The study of physical functions shows in a dim way that in bodily activities there is an ideal mean. Both over-use and under-use may produce disorder. Stimulation of any organ up to a certain point causes development. Over-stimulation may produce changes that lead to atrophy. Under-stimula-tion or lack of stimulation may have the same effect.

In the realm of the non-physical the same conditions are met with, perhaps with more distinctness. The extrovert who pursues a course of unchecked and increasing extroversion will find himself in opposition to a force which comes from the unconscious and which may suddenly cut him off, by some disaster, from his line of action. The introvert who withdraws more and more from the world will find an opposite doctrine coming from the unconscious. Thus it is necessary to conceive of some ideal mean, of some middle path or line lying between introversion and extroversion, where a balance is struck between thought, feeling, and action. To those on one side of the line one set of proverbs and teachings will apply. To those on the other side of the line another set of proverbs and teachings will apply. Thus it is possible to see how it comes about that some of the great teachers of human conduct have spoken in a high form of paradox, and how human wisdom, preserved in proverbs, rests on the same basis. Por it is almost always possible to find one proverb to contradict another proverb.

To most people the conception of continuity, of steady progress, visualized as a straight line, underlies the idea of truth. In science this conception is tacitly affirmed. But in the history of the world this consistent and steady progress along a line is not found in the record of nations. History is sharply divided from any pattern of scientific truth. It does not present itself as a building rising slowly and persistently, but on the contrary it shows a continual spectacle of action and reaction, of evolution and involution, of extroversion and introversion. Overlying the whole in terms of a much vaster perspective than those given by ordinary historical methods, progress can perhaps be detected. But to the ordinary observer what is instantly apparent is that where life is concerned, the linear progress affirmed by science does not exist. Ebb and flow is everywhere visible. A nation blossoms forth into some great extroversion like that of the Elizabethan age; the tide turns and introversion sets in. If the national experience be contracted to fit into the circle of individual experience a complete correspondence is found, because it is simply human experience magnified. A man rises, blossoms out into some great individual extroversion, and then suddenly the tide turns, the star sets, the sap dries up, the branch withers, the fires die out— there are countless metaphors for this typical event —and try as he will he can do nothing more. He may still retain health and vigour, and probably will attribute his failures to bad luck. He may outlive his phase of special extroversion, as Napoleon did, and spend his time in looking for the cause in external events. But the true cause lies elsewhere, for something within himself has ceased to be as it once was. It is on this familiar experience, upon which the world's pessimism has been lavished, that the vanity of life finds support as a doctrine.
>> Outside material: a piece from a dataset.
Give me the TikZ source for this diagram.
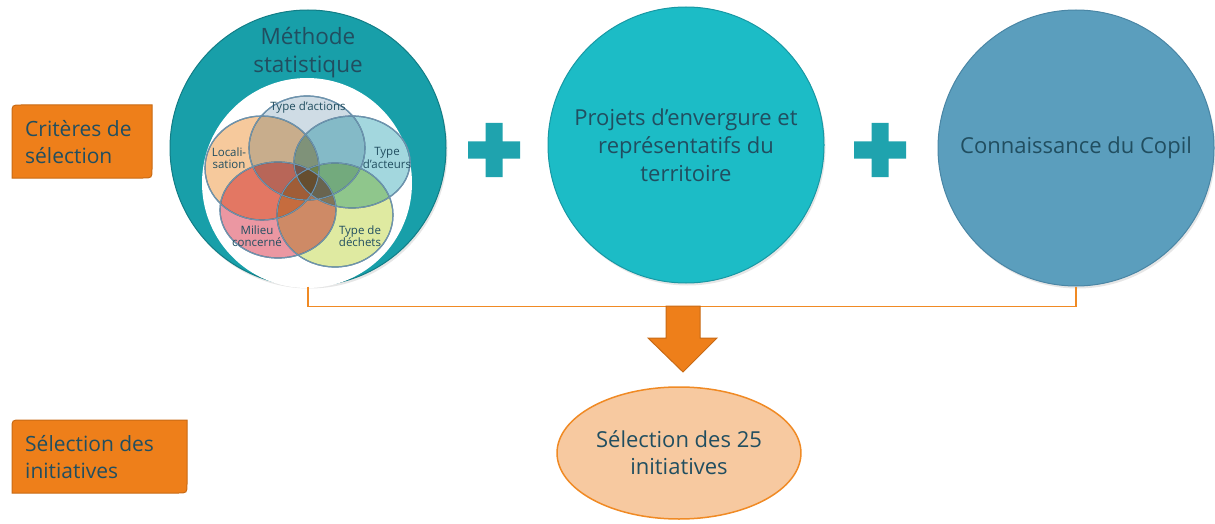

But truth does not necessarily lie on the surface. A man who spurs himself on to attain some high pinnacle of fame and comes down with a crash need not be taken as a last word on life, but serves rather as an introduction to the study of life. If you look for the explanations in external circumstances alone, you will find them. It will be possible to trace exactly where his judgment was at fault and how the threads of disaster converged. But if you shift the inquiry to another plane and seek for the causes behind the error of judgment, you will find yourself studying the unconscious mind, and that inner psychological situation which is comparable to a house divided against itself.